Il termine greco himàtion, reso “mantello”, corrisponde probabilmente alla parola ebraica simlàh. A volte sembra riferirsi a un indumento dalla linea morbida, ma più spesso a un semplice pezzo di stoffa rettangolare. Era facile da mettere e levare.
Nella foto si può vedere un ramo di un albero di fichi, nella stagione primaverile, con foglie e fichi primaticci che crescono insieme. Solitamente in Israele i fichi primaticci cominciano a spuntare sui rami verso febbraio, mentre le foglie spuntano verso la fine di aprile o in maggio, a indicare che l’estate è vicina (Mt 24:32). Questi alberi producono due raccolti l’anno: in giugno o ai primi di luglio maturano i fichi primaticci o fioroni (Isa 28:4; Ger 24:2; Os 9:10), mentre in genere da agosto in poi maturano i fichi propriamente detti, che crescono sui ramoscelli nuovi e costituiscono il raccolto principale.

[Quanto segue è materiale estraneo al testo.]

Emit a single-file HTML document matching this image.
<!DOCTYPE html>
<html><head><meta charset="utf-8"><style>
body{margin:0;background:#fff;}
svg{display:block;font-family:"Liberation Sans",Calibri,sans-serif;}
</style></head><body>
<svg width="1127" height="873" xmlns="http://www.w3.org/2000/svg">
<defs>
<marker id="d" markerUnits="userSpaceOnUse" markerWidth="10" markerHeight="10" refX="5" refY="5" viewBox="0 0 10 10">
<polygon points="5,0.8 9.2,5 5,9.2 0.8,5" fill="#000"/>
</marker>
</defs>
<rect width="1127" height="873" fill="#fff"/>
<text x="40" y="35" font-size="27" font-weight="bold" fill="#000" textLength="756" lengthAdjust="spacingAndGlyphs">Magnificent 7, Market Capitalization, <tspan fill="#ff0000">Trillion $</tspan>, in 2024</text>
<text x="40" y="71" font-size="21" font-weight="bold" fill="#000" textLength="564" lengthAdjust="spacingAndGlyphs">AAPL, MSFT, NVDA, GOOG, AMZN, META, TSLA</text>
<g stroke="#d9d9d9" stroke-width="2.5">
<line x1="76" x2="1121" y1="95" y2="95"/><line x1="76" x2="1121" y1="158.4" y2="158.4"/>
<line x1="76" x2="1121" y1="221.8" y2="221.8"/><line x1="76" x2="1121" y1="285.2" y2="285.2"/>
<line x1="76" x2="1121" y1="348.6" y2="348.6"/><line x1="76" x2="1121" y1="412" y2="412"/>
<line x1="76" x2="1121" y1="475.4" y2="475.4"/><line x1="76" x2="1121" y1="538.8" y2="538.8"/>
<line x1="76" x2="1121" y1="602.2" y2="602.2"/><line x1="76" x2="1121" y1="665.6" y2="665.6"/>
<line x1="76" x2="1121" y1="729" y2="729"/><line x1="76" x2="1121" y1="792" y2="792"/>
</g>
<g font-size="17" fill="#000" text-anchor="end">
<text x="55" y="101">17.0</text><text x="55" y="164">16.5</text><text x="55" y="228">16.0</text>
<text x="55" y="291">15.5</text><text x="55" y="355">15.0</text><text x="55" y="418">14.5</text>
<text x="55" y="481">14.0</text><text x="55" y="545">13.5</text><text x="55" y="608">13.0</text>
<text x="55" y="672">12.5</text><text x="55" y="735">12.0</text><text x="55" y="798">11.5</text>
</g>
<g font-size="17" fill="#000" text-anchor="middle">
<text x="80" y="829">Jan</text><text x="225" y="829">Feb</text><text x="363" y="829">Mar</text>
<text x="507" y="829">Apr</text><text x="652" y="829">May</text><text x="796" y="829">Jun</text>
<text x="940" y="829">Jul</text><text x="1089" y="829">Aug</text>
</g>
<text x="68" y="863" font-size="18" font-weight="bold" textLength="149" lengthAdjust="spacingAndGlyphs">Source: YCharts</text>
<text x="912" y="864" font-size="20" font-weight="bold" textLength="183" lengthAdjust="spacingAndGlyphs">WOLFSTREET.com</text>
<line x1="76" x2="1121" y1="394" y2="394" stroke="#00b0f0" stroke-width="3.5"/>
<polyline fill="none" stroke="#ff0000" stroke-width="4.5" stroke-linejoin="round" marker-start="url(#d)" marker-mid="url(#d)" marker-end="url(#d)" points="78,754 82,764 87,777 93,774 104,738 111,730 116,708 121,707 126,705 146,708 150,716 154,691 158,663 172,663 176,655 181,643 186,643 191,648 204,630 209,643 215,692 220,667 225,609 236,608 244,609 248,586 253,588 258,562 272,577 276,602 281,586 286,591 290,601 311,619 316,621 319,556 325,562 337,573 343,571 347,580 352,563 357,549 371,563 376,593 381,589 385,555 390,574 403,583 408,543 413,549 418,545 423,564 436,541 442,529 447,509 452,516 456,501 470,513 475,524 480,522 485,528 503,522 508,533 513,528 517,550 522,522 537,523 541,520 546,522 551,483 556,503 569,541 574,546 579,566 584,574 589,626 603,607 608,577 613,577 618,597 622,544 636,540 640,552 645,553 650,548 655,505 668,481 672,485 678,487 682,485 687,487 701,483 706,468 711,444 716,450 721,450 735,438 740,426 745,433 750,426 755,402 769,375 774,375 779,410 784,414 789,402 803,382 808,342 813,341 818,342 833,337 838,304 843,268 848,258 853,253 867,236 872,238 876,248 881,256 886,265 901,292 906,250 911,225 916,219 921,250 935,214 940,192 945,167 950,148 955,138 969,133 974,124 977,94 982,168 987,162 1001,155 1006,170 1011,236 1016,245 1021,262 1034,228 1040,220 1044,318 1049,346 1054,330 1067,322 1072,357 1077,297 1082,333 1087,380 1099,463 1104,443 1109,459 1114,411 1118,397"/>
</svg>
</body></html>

Quella dell’immagine è una macina rotatoria manuale (una delle tipologie di macine usate nei tempi biblici). Solitamente vi lavoravano due donne (Lu 17:35). Stavano sedute una di fronte all’altra, ed entrambe con una mano impugnavano il manico per girare la mola superiore. Con la mano libera una delle due versava un po’ alla volta il grano nell’apposito foro della mola superiore, mentre l’altra raccoglieva la farina man mano che usciva dal bordo della macina e cadeva sul vassoio o sul telo steso sotto. Questa era un’attività che le donne svolgevano quotidianamente: si alzavano presto al mattino e macinavano la farina necessaria per fare il pane per quel giorno.